Opposition to the curfew has come from a number of legal and human rights groups, including Amnesty International Australia and NATSILS, who labelled it a "knee-jerk" response unlikely to help the long-term issue of youth crime in Central Australia.

The issue of violence in Mparntwe/Alice Springs was thrust back into the public spotlight at the end of last month during a series of violent confrontations in the wake of the death of 18-year-old eastern Arrernte man Kumanjayi Petrick in a car accident. 

It resulted in the NT government implementing a curfew for everyone under the age of 18, as well an enacting a highly visible police presence in the town, which has seen extra officers brought in from South Australia.

Asked if it should be introduced again if there was another “crisis” that required such measures, Senator McCarthy said: “This shows that it can be done sensibly".

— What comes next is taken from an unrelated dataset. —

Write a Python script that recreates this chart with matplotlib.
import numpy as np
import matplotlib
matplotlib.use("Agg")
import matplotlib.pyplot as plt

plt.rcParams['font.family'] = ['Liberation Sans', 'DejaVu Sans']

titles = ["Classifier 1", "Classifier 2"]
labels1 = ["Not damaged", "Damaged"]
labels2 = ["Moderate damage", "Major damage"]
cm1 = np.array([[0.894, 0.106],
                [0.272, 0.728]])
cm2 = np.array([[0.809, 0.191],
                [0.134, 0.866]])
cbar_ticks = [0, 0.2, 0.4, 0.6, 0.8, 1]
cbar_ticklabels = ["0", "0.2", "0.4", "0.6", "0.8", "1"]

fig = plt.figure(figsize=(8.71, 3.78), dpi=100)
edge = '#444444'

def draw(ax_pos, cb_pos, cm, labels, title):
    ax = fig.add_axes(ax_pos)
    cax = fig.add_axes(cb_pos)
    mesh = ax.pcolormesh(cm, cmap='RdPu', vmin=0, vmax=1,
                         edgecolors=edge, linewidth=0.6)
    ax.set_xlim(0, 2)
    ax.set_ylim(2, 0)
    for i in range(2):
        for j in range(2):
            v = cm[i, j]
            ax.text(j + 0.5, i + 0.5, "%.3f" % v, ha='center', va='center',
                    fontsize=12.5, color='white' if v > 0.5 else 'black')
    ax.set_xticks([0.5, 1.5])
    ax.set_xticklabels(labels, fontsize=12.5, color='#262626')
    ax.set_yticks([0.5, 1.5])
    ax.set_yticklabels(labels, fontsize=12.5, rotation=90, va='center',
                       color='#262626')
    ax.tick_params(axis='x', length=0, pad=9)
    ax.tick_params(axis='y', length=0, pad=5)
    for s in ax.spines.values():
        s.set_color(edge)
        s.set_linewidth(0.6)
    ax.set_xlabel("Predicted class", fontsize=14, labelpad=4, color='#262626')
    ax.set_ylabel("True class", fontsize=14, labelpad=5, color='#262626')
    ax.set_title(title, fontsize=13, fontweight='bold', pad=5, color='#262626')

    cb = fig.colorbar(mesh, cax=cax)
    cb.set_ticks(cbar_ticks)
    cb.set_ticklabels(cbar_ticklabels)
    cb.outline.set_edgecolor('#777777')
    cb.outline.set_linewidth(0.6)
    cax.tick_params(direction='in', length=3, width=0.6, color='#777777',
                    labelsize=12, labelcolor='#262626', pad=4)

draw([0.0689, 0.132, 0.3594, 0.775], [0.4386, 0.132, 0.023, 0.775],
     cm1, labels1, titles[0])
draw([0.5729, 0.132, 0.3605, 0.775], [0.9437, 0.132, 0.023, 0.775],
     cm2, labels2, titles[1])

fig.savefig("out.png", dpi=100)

“I do think the people of Alice Springs…should have confidence that Eva Lawler, as Chief Minister, knows what to do." she said.

"And certainly, from our perspective at the Commonwealth level, we're very pleased with the direction that she's taken.”

The Senator continued to defend the federal input in the region, noting the “ongoing support to ensure that safety continues in Central Australia".

“We had the recent Cabinet Meeting with the Prime Minister here and all the Ministers, and there is no doubt that there will be ongoing support to ensure that safety continues in Central Australia, but more broadly across the Northern Territory,” she said.

The opposition has cautiously approved the response to the curfew, with shadow Indigenous affairs spokesperson and Warlpiri/Celtic senator Jacinta Nampijinpa Price urging the government to deploy the Australian Defence Force (ADF) to restore "safety” in the town. 

The curfew extension is scheduled to end on Tuesday at 6am.